La vida pública de Jesús de Nazaret

Para inaugurar su vida pública y, a pesar de que no había en Él pecado alguno, Jesús de Nazaret “el Cordero de Dios que quita el pecado del mundo” (Jn 1,29), recibe de Juan el Bautismo de conversión y así anticipa el “Bautismo” de su muerte. Con ello acepta, libre y voluntariamente, ser contado entre los pecadores. Con esta ocasión el Padre lo proclama su “Hijo predilecto” (Mt 3,17) y el Espíritu viene a posarse sobre Él. El Bautismo de Jesús es la prefiguración de nuestro bautismo.

Luego, las tentaciones de Jesús en el desierto recapitulan la de Adán en el paraíso y las de Israel en el desierto. Satanás tienta a Jesús en su obediencia a la misión que el Padre le ha confiado. Todos los hombres, somos igualmente tentados, para que no cumplamos la misión para la que el Padre nos ha creado. Jesucristo, nuevo Adán, resiste y su victoria anuncia la de su Pasión, en la que su amor filial dará suprema prueba de obediencia.

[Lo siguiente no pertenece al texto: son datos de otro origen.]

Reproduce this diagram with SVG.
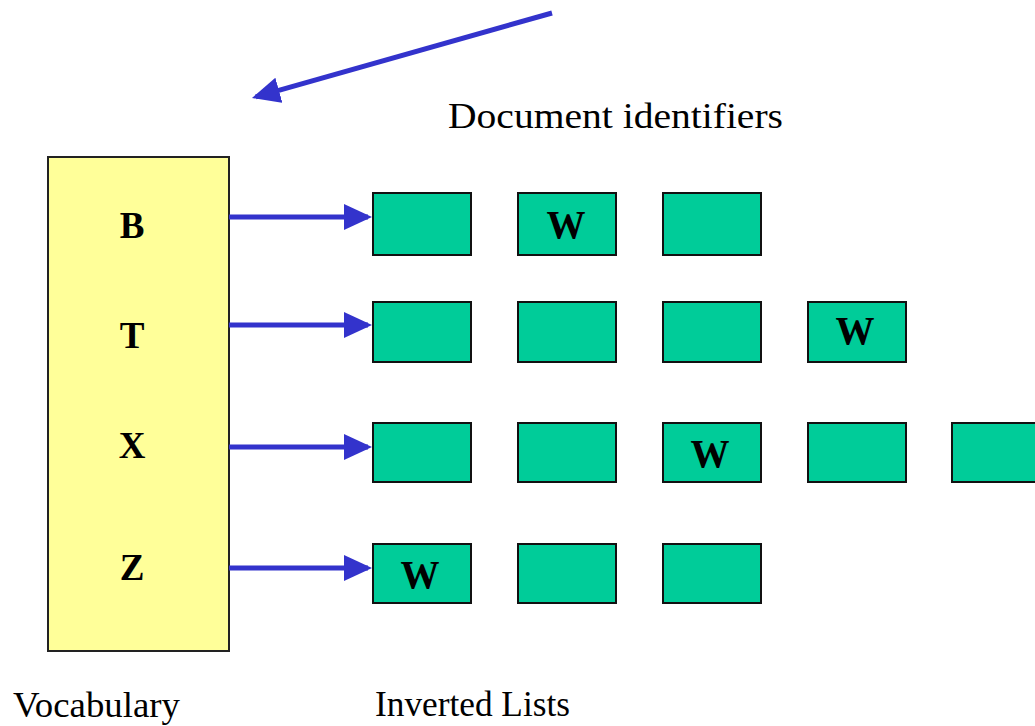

La Iglesia se une particularmente a este Misterio en el tiempo litúrgico de la Cuaresma.

Jesús se hizo hombre para invitar a todos los hombres a entrar en el Reino de Dios. Así, aun el peor de los pecadores es llamado a convertirse y aceptar la infinita misericordia del Padre. La predicación de Jesús en su vida pública comprende un periodo aproximado de tres años, durante los cuales recorrió las ciudades y aldeas de Palestina, predicando su doctrina, formando los apóstoles y discípulos que habían de sucederle en la predicación del Evangelio, dejando por todas partes huellas de su bondad y misericordia y confirmando sus palabras con multitud de extraordinarios milagros, para probar, entre otras cosas, que era el verdadero Mesías. El Reino pertenece, ya aquí en la tierra, a quienes lo acogen con corazón humilde. A ellos les son revelados los misterios del Reino de Dios.

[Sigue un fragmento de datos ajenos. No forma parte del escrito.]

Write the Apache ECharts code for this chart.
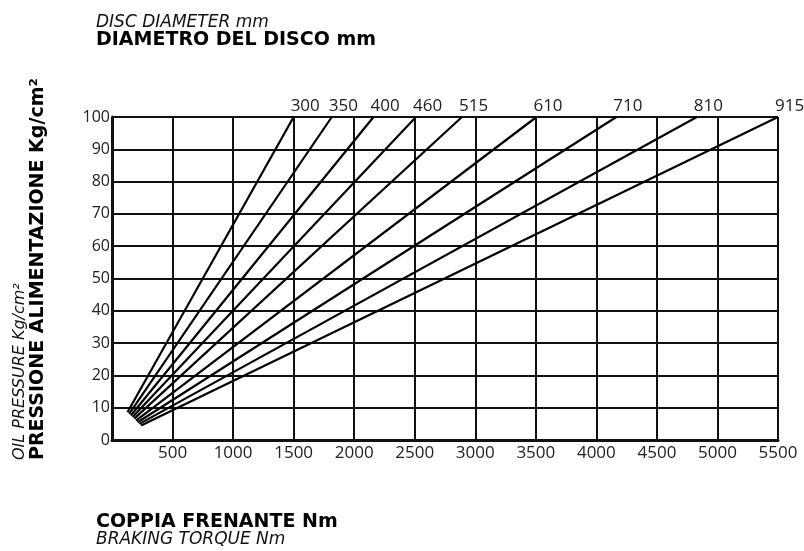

Si bien cura a algunas personas, Él no ha venido para abolir todos los “males” de esta tierra, sino ante todo para liberarnos de la esclavitud del pecado. La expulsión de los demonios anuncia que su muerte en la Cruz lo alzara victorioso sobre el príncipe de este mundo” (Jn 12,31).

Jesús elige a los Doce, futuros testigos de su Resurrección, y los hace partícipes de su misión y de su autoridad para enseñar, absolver los pecados, edificar y gobernar la Iglesia. En este colegio, Pedro recibe “las llaves del Reino” (Mt 16,19) y ocupa el primer puesto, con la misión de custodiar la fe en su integridad y de confirmar en ella a sus hermanos.

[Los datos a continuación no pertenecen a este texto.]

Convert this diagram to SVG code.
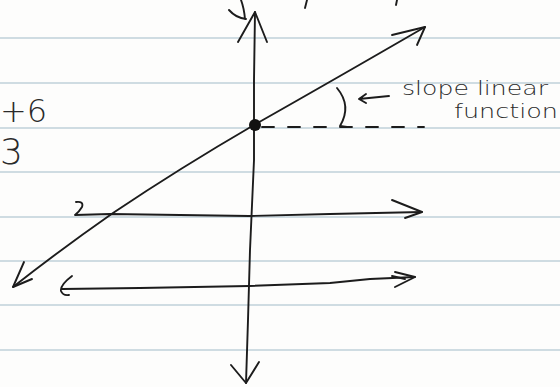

En la Transfiguración de Jesús aparece ante todo la Trinidad: “el Padre en la voz, el Hijo en el hombre, el Espíritu en la nube luminosa” (Santo Tomas de Aquino). Al evocar, junto a moisés y Elías, su “partida” (Lc 9,31), Jesús muestra que su gloria pasa a través de la Cruz, y otorga un anticipo de su Resurrección y de su gloriosa venida, “que transfigurará este miserable cuerpo nuestro en un cuerpo glorioso como el suyo” (Flp 3, 21).

Luego, cuando llego el tiempo establecido, Jesús decide subir a Jerusalén para sufrir su Pasión, morir y resucitar. Como Rey-Mesías que manifiesta la venida del Reino, entra en la ciudad montado sobre un asno; y es acogido por los pequeños, cuya aclamación es recogida por el Sanctus de la Misa: “¡Bendito el que viene en nombre del Señor! ¡Hosanna! (¡sálvanos!)” (Mt 21,9). Con la celebración de esta entrada en Jerusalén la liturgia de la Iglesia da inicio cada año a la Semana Santa.